La coscienza dell’unità è semplicemente la consapevolezza del territorio reale del non-confine. Per quanto possa sembrare semplice, è estremamente difficile discutere in termini adeguati della consapevolezza del non-confine o della coscienza dell‘unità, e ciò perché il nostro linguaggio, il mezzo in cui si muove tutta la discussione verbale, è un linguaggio fatto di confini.
Come abbiamo già visto, le parole, i simboli e i pensieri stessi, in realtà, altro non sono che confini. Anche dicendo: “la realtà è la consapevolezza del non-confine” si crea una distinzione tra confine e non-confine! Che “la realtà è senza confini” è vero, purché non si dimentichi che la consapevolezza del non-confine è una consapevolezza diretta, immediata e non verbale, e non è assolutamente una teoria puramente filosofica…
Il confine primario tra sé e non sé, è di importanza così fondamentale che tutti gli altri confini ne dipendono. Non si possono distinguere dei confini tra le cose, se prima non abbiamo distinto noi stessi dalle cose. Ogni confine che tu crei dipende dalla tua esistenza separata, cioè, dal confine primario tra sé e non sé.
Di certo, tutti i confini rappresentano un ostacolo per la coscienza dell’unità, ma, poiché tutti i confini dipendono dal confine primario, vedere traverso questo, è come vedere attraverso tutti. In un certo senso, possiamo considerarla una posizione di vantaggio, perché se dovessimo affrontare tutti i confini separatamente, uno alla volta, impiegheremmo tutta la vita, o forse diverse vite, per riuscire a dissolverli e ottenere la “liberazione delle coppie”. Invece, mirando al confine primo, il nostro compito si semplifica enormemente. E’ come se l’insieme di tutti i nostri confini costituisse una piramide capovolta fatta di vari blocchi, i quali poggiano sul blocco posto alla sommità. Togliendo quell’unico blocco, tutta la costruzione crollerà…
Come disse l’arcivescovo di Cambrai, Fenelon, “Non vi è illusione più pericolosa delle fantasie con le quali l’uomo cerca di evitare l’illusione“. Invece di presupporre l’esistenza del confine primario e poi di procedere cercando di eliminarlo, cercheremo prima di tutto di cercare il confine stesso. E se veramente si tratta di un’illusione, non ne troveremo traccia. Potremmo poi riconoscere spontaneamente che ciò che credevamo ostacolasse la coscienza dell’unità, non è mai esistito. Come vedremo, tale intuizione è già un barlume della consapevolezza del non-confine.

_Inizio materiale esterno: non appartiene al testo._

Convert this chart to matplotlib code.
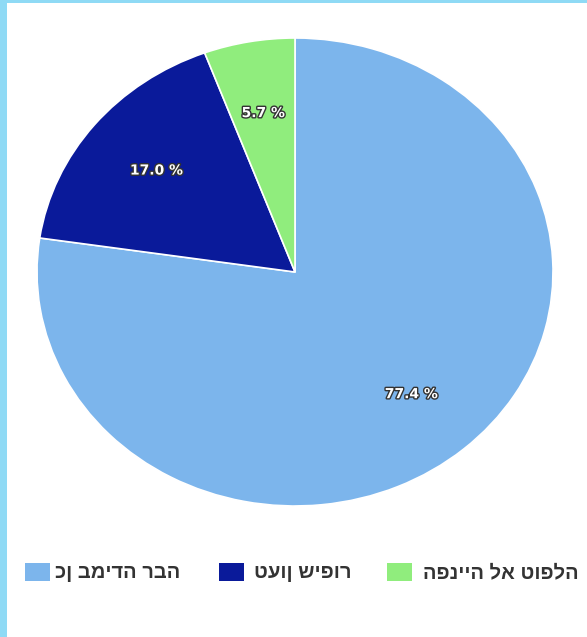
import matplotlib.pyplot as plt
import matplotlib.patheffects as pe
from matplotlib.patches import Rectangle

categories = ['כן במידה רבה', 'טעון שיפור', 'הפנייה לא טופלה']
values = [77.4, 17.0, 5.7]
colors = ['#7cb5ec', '#0a1a9a', '#90ed7d']

fig = plt.figure(figsize=(5.87, 6.37), dpi=100)
fig.patch.set_facecolor('white')

# frame strips (left and top) like the slide border
fig.add_artist(Rectangle((0, 0), 7 / 587, 1, transform=fig.transFigure,
                         facecolor='#8fdaf5', edgecolor='none'))
fig.add_artist(Rectangle((0, 1 - 3 / 637), 1, 3 / 637, transform=fig.transFigure,
                         facecolor='#8fdaf5', edgecolor='none'))

total = sum(values)
ax = fig.add_axes([37 / 587, 131 / 637, 516 / 587, 468 / 637])
wedges, texts, autotexts = ax.pie(
    values, colors=colors, startangle=90, counterclock=False,
    autopct=lambda p: f'{p * total / 100:.1f} %', pctdistance=0.69,
    wedgeprops=dict(edgecolor='white', linewidth=1.2),
    textprops=dict(color='white', fontsize=10, fontweight='bold'))
for t in autotexts:
    t.set_path_effects([pe.withStroke(linewidth=2, foreground='#333333')])
ax.set_xlim(-1.0, 1.0)
ax.set_ylim(-1.0, 1.0)
ax.set_aspect('auto')
ax.axis('off')

# legend (text shown in stored order, as in the original)
sq_x = [25, 219, 387]
txt_x = [55, 254, 423]
y_px = 573
for i, name in enumerate(categories):
    fig.add_artist(Rectangle((sq_x[i] / 587, (637 - 572 - 9) / 637), 25 / 587, 18 / 637,
                             transform=fig.transFigure, facecolor=colors[i], edgecolor='none'))
    fig.text(txt_x[i] / 587, (637 - y_px) / 637, name, fontsize=14.5,
             family=['Liberation Sans', 'DejaVu Sans'], fontweight='bold',
             color='#333333', va='center', ha='left')

plt.savefig('out.png', dpi=100)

Vediamo ora cosa significa esattamente cercare il confine primario; significa ricercare attentamente quella sensazione di essere un sé distinto, un essere separato che prova e percepisce, distinto dalle esperienze e dalle sensazioni. Intendo dire che se cerchiamo attentamente tale “sé” non lo troveremo; e poiché il sentirsi un sé isolato appare come l’ostacolo maggiore alla coscienza dell’unità, ricercarlo e non trovarlo vuol dire, allo stesso tempo, intravedere la coscienza dell’unità.
Notate cosa disse il gran saggio buddista Padmasambhava: “Se quando lo si cerca, il ricercatore non si trova, allora si è raggiunto lo scopo ricercato e il fine della ricerca stessa.”